§ Supplied information
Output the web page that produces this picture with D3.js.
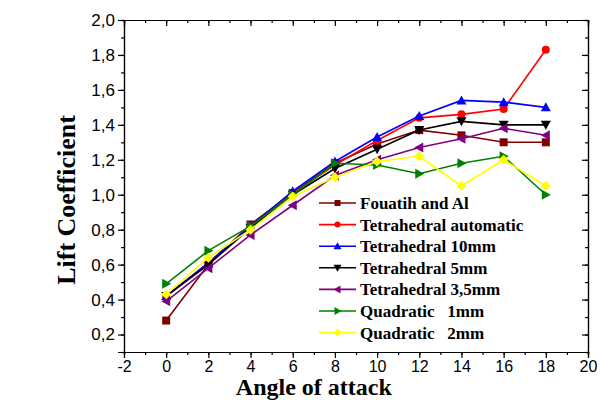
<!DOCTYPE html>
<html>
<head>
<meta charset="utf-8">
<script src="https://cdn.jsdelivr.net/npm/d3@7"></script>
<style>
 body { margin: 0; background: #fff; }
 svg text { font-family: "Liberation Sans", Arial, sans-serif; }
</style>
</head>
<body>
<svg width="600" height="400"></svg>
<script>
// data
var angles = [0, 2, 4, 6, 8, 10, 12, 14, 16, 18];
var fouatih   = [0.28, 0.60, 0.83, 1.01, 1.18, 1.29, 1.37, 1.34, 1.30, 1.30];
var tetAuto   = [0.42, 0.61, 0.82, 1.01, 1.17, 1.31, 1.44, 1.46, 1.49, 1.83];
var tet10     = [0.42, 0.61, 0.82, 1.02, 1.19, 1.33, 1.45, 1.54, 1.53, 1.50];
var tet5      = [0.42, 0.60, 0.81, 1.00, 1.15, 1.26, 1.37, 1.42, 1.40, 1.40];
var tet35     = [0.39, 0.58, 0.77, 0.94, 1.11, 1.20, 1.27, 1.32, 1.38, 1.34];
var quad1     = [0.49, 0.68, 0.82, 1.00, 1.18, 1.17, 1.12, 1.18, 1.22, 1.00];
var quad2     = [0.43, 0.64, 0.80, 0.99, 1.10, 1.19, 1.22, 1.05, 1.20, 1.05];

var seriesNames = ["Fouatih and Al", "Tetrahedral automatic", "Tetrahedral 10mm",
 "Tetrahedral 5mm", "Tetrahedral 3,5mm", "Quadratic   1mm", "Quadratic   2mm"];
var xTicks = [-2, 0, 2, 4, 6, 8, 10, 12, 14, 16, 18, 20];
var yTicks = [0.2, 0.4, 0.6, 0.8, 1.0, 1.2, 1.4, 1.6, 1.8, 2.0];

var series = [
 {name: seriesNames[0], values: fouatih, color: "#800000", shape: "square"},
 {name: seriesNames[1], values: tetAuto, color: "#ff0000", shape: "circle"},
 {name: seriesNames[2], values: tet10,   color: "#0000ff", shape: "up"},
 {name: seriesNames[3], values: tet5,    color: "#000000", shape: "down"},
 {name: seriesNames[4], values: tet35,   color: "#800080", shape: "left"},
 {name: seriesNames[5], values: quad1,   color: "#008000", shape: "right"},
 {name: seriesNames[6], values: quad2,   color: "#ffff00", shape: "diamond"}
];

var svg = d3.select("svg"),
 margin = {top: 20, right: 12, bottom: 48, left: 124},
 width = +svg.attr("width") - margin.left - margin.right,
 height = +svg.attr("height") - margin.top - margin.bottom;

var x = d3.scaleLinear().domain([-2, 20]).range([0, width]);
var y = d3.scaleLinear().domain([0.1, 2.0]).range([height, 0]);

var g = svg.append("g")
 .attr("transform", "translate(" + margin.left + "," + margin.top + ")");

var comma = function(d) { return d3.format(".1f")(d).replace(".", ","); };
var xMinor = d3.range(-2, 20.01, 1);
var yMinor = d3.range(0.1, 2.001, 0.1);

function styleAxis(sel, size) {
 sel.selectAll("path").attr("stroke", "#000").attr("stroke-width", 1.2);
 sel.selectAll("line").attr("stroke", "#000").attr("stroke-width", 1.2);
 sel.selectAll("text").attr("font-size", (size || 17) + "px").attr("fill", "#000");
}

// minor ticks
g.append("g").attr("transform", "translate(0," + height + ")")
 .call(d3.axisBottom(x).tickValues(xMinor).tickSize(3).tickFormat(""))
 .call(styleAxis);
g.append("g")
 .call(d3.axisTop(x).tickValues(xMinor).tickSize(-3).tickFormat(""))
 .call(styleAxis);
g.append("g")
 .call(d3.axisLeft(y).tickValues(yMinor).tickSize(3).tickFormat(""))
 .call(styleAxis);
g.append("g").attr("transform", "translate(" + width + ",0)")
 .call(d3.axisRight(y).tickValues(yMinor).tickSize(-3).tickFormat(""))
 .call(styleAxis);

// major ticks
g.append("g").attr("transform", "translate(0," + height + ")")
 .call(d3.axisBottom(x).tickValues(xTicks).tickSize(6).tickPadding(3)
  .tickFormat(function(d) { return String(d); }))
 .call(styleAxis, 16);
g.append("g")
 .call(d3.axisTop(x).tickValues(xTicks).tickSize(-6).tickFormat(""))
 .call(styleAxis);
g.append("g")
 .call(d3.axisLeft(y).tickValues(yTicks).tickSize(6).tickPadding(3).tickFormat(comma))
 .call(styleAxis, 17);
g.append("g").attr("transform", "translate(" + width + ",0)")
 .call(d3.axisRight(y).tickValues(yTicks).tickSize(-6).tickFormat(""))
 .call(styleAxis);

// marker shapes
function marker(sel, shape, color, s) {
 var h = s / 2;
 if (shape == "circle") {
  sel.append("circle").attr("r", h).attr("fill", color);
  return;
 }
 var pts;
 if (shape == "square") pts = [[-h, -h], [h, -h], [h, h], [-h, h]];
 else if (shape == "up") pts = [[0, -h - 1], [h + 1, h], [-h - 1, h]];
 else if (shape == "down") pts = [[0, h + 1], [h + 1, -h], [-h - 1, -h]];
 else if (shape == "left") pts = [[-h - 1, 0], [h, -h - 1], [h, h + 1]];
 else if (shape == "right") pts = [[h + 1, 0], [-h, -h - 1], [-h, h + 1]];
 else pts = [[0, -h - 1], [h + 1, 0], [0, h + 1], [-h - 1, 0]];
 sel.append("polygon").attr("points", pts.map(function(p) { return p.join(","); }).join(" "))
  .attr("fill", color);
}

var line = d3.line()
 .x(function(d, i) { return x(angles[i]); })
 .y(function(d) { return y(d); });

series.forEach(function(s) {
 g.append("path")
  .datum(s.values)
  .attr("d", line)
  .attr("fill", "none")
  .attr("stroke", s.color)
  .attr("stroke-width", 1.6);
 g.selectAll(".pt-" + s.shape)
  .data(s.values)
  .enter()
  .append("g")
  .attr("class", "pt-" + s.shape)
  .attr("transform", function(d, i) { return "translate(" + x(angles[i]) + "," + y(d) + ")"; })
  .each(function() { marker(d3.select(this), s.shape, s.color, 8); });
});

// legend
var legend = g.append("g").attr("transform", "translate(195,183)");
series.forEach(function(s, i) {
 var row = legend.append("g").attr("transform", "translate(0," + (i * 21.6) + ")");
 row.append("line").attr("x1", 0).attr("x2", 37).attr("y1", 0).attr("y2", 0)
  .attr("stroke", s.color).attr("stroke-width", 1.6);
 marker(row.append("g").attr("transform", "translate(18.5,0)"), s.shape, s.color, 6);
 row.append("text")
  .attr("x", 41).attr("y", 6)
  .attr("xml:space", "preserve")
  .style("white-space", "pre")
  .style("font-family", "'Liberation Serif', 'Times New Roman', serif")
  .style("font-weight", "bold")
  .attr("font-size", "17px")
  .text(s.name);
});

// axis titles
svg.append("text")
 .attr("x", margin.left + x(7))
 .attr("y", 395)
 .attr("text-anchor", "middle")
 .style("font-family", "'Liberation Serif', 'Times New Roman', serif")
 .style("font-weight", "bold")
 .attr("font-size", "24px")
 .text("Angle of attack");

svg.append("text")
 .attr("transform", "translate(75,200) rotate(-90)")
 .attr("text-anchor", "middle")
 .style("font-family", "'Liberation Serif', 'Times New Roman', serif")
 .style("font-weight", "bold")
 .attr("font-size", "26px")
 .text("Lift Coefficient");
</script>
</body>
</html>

§ Challenge
In the copy, include no pictures; restate the listing above exactly.

§ Output of the task
Output the web page that produces this picture with D3.js.
<!DOCTYPE html>
<html>
<head>
<meta charset="utf-8">
<script src="https://cdn.jsdelivr.net/npm/d3@7"></script>
<style>
 body { margin: 0; background: #fff; }
 svg text { font-family: "Liberation Sans", Arial, sans-serif; }
</style>
</head>
<body>
<svg width="600" height="400"></svg>
<script>
// data
var angles = [0, 2, 4, 6, 8, 10, 12, 14, 16, 18];
var fouatih   = [0.28, 0.60, 0.83, 1.01, 1.18, 1.29, 1.37, 1.34, 1.30, 1.30];
var tetAuto   = [0.42, 0.61, 0.82, 1.01, 1.17, 1.31, 1.44, 1.46, 1.49, 1.83];
var tet10     = [0.42, 0.61, 0.82, 1.02, 1.19, 1.33, 1.45, 1.54, 1.53, 1.50];
var tet5      = [0.42, 0.60, 0.81, 1.00, 1.15, 1.26, 1.37, 1.42, 1.40, 1.40];
var tet35     = [0.39, 0.58, 0.77, 0.94, 1.11, 1.20, 1.27, 1.32, 1.38, 1.34];
var quad1     = [0.49, 0.68, 0.82, 1.00, 1.18, 1.17, 1.12, 1.18, 1.22, 1.00];
var quad2     = [0.43, 0.64, 0.80, 0.99, 1.10, 1.19, 1.22, 1.05, 1.20, 1.05];

var seriesNames = ["Fouatih and Al", "Tetrahedral automatic", "Tetrahedral 10mm",
 "Tetrahedral 5mm", "Tetrahedral 3,5mm", "Quadratic   1mm", "Quadratic   2mm"];
var xTicks = [-2, 0, 2, 4, 6, 8, 10, 12, 14, 16, 18, 20];
var yTicks = [0.2, 0.4, 0.6, 0.8, 1.0, 1.2, 1.4, 1.6, 1.8, 2.0];

var series = [
 {name: seriesNames[0], values: fouatih, color: "#800000", shape: "square"},
 {name: seriesNames[1], values: tetAuto, color: "#ff0000", shape: "circle"},
 {name: seriesNames[2], values: tet10,   color: "#0000ff", shape: "up"},
 {name: seriesNames[3], values: tet5,    color: "#000000", shape: "down"},
 {name: seriesNames[4], values: tet35,   color: "#800080", shape: "left"},
 {name: seriesNames[5], values: quad1,   color: "#008000", shape: "right"},
 {name: seriesNames[6], values: quad2,   color: "#ffff00", shape: "diamond"}
];

var svg = d3.select("svg"),
 margin = {top: 20, right: 12, bottom: 48, left: 124},
 width = +svg.attr("width") - margin.left - margin.right,
 height = +svg.attr("height") - margin.top - margin.bottom;

var x = d3.scaleLinear().domain([-2, 20]).range([0, width]);
var y = d3.scaleLinear().domain([0.1, 2.0]).range([height, 0]);

var g = svg.append("g")
 .attr("transform", "translate(" + margin.left + "," + margin.top + ")");

var comma = function(d) { return d3.format(".1f")(d).replace(".", ","); };
var xMinor = d3.range(-2, 20.01, 1);
var yMinor = d3.range(0.1, 2.001, 0.1);

function styleAxis(sel, size) {
 sel.selectAll("path").attr("stroke", "#000").attr("stroke-width", 1.2);
 sel.selectAll("line").attr("stroke", "#000").attr("stroke-width", 1.2);
 sel.selectAll("text").attr("font-size", (size || 17) + "px").attr("fill", "#000");
}

// minor ticks
g.append("g").attr("transform", "translate(0," + height + ")")
 .call(d3.axisBottom(x).tickValues(xMinor).tickSize(3).tickFormat(""))
 .call(styleAxis);
g.append("g")
 .call(d3.axisTop(x).tickValues(xMinor).tickSize(-3).tickFormat(""))
 .call(styleAxis);
g.append("g")
 .call(d3.axisLeft(y).tickValues(yMinor).tickSize(3).tickFormat(""))
 .call(styleAxis);
g.append("g").attr("transform", "translate(" + width + ",0)")
 .call(d3.axisRight(y).tickValues(yMinor).tickSize(-3).tickFormat(""))
 .call(styleAxis);

// major ticks
g.append("g").attr("transform", "translate(0," + height + ")")
 .call(d3.axisBottom(x).tickValues(xTicks).tickSize(6).tickPadding(3)
  .tickFormat(function(d) { return String(d); }))
 .call(styleAxis, 16);
g.append("g")
 .call(d3.axisTop(x).tickValues(xTicks).tickSize(-6).tickFormat(""))
 .call(styleAxis);
g.append("g")
 .call(d3.axisLeft(y).tickValues(yTicks).tickSize(6).tickPadding(3).tickFormat(comma))
 .call(styleAxis, 17);
g.append("g").attr("transform", "translate(" + width + ",0)")
 .call(d3.axisRight(y).tickValues(yTicks).tickSize(-6).tickFormat(""))
 .call(styleAxis);

// marker shapes
function marker(sel, shape, color, s) {
 var h = s / 2;
 if (shape == "circle") {
  sel.append("circle").attr("r", h).attr("fill", color);
  return;
 }
 var pts;
 if (shape == "square") pts = [[-h, -h], [h, -h], [h, h], [-h, h]];
 else if (shape == "up") pts = [[0, -h - 1], [h + 1, h], [-h - 1, h]];
 else if (shape == "down") pts = [[0, h + 1], [h + 1, -h], [-h - 1, -h]];
 else if (shape == "left") pts = [[-h - 1, 0], [h, -h - 1], [h, h + 1]];
 else if (shape == "right") pts = [[h + 1, 0], [-h, -h - 1], [-h, h + 1]];
 else pts = [[0, -h - 1], [h + 1, 0], [0, h + 1], [-h - 1, 0]];
 sel.append("polygon").attr("points", pts.map(function(p) { return p.join(","); }).join(" "))
  .attr("fill", color);
}

var line = d3.line()
 .x(function(d, i) { return x(angles[i]); })
 .y(function(d) { return y(d); });

series.forEach(function(s) {
 g.append("path")
  .datum(s.values)
  .attr("d", line)
  .attr("fill", "none")
  .attr("stroke", s.color)
  .attr("stroke-width", 1.6);
 g.selectAll(".pt-" + s.shape)
  .data(s.values)
  .enter()
  .append("g")
  .attr("class", "pt-" + s.shape)
  .attr("transform", function(d, i) { return "translate(" + x(angles[i]) + "," + y(d) + ")"; })
  .each(function() { marker(d3.select(this), s.shape, s.color, 8); });
});

// legend
var legend = g.append("g").attr("transform", "translate(195,183)");
series.forEach(function(s, i) {
 var row = legend.append("g").attr("transform", "translate(0," + (i * 21.6) + ")");
 row.append("line").attr("x1", 0).attr("x2", 37).attr("y1", 0).attr("y2", 0)
  .attr("stroke", s.color).attr("stroke-width", 1.6);
 marker(row.append("g").attr("transform", "translate(18.5,0)"), s.shape, s.color, 6);
 row.append("text")
  .attr("x", 41).attr("y", 6)
  .attr("xml:space", "preserve")
  .style("white-space", "pre")
  .style("font-family", "'Liberation Serif', 'Times New Roman', serif")
  .style("font-weight", "bold")
  .attr("font-size", "17px")
  .text(s.name);
});

// axis titles
svg.append("text")
 .attr("x", margin.left + x(7))
 .attr("y", 395)
 .attr("text-anchor", "middle")
 .style("font-family", "'Liberation Serif', 'Times New Roman', serif")
 .style("font-weight", "bold")
 .attr("font-size", "24px")
 .text("Angle of attack");

svg.append("text")
 .attr("transform", "translate(75,200) rotate(-90)")
 .attr("text-anchor", "middle")
 .style("font-family", "'Liberation Serif', 'Times New Roman', serif")
 .style("font-weight", "bold")
 .attr("font-size", "26px")
 .text("Lift Coefficient");
</script>
</body>
</html>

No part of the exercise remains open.